Der internationale Druck auf London wächst
Diese zweite Besetzung dauert mehrere Tage. Die Aktivisten verleben sogar den Jahreswechsel auf Helgoland. Als sie am 3. Januar 1951 schließlich aufs Festland zurückkehren, werden sie zwar von der Polizei empfangen, aber die Weltpresse ist längst auf ihrer Seite. Der Tenor lautet: Es ist eine Schande, dass die Briten die Insel nach wie vor bombardieren! Und: Helgoland muss den Deutschen zurückgegeben werden!
London gerät nun unter Druck. Zunächst können sich die Verantwortlichen nicht so recht einig werden. Premierminister Clement Attlee und das Außenministerium plädieren dafür nachzugeben, doch dagegen wehrt sich die Royal Air Force. Die Militärs argumentieren, dass sie die Insel unbedingt als Abwurfgelände benötigten, eine Alternative gebe es nicht.
Am Ende ist es der Kalte Krieg, der den Ausschlag gibt: Um die Bundesbürger an den Westen zu binden, ist Großbritannien bereit, Helgoland zu opfern. Am 1. März 1952 wird die Insel feierlich an die Bundesrepublik zurückgegeben. Die einstigen Bewohner kehren zurück und beginnen mit dem Wiederaufbau der zerstörten Orte.
Für die beiden mutigen Heidelberger Studenten ist das ein großer Erfolg.

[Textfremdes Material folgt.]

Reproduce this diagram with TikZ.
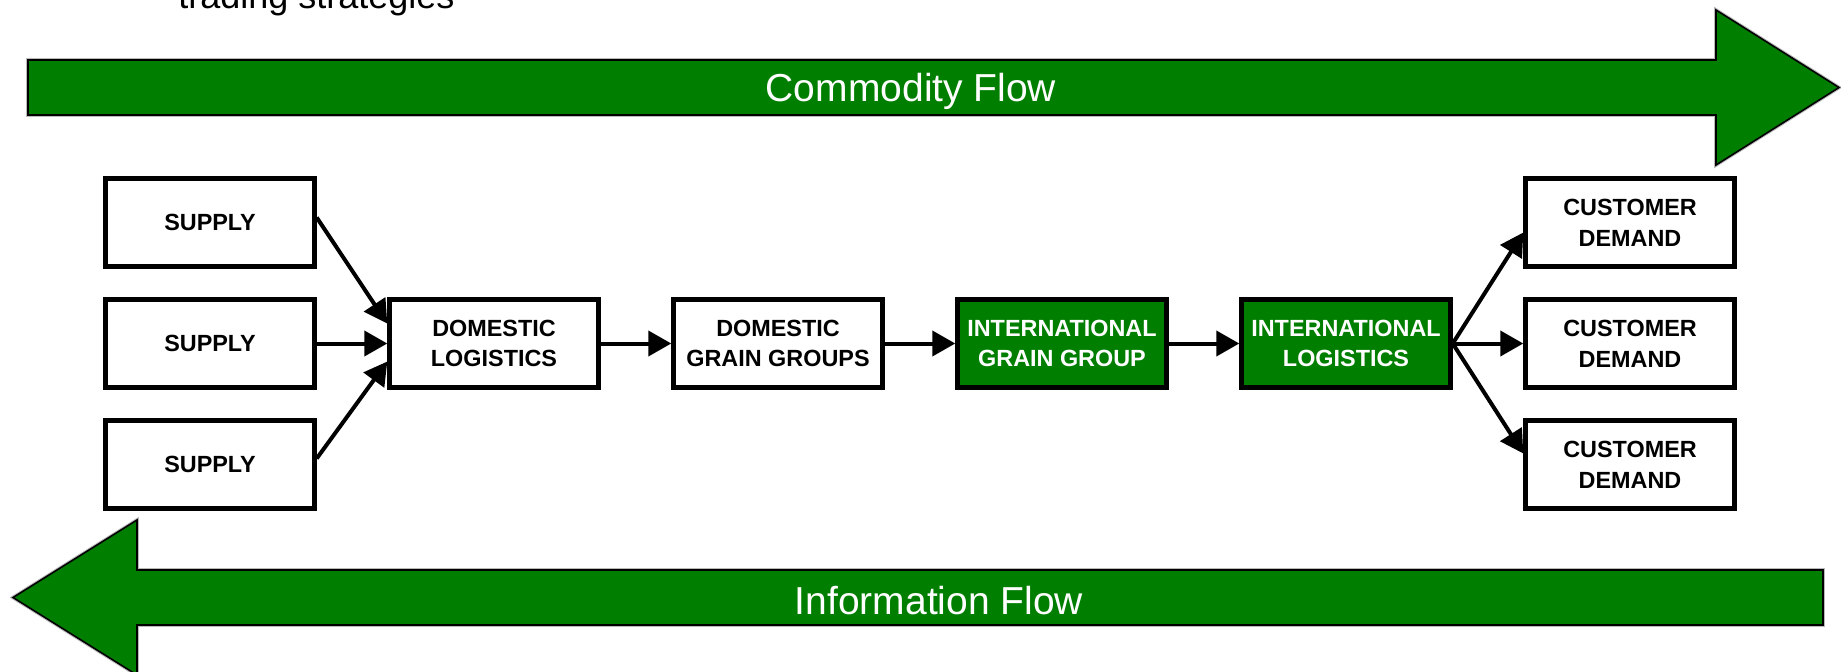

Doch alle ihre Ziele erreichen sie nicht. Zwar ist Helgoland endlich frei, aber die Wiederbewaffnung Deutschlands kommt: Im Mai 1955 tritt die Bundesrepublik der NATO bei, sechs Monate später wird die Bundeswehr gegründet.
Für ihre gewaltfreie Aktion erhalten Leudesdorff und von Hatzfeld am 30. September 1993 aus der Hand von Bundespräsident Richard von Weizsäcker das Bundesverdienstkreuz I. Klasse. Am 19. Dezember 2010 werden Georg von Hatzfeld und René Leudesdorff bei einem Festakt auf Helgoland zu „Verdienten Bürgern der Gemeinde Helgoland“ ernannt. Hatzfeld ist da bereits zehn Jahre tot. Leudesdorff stirbt am 5. Juni 2012 in Flensburg.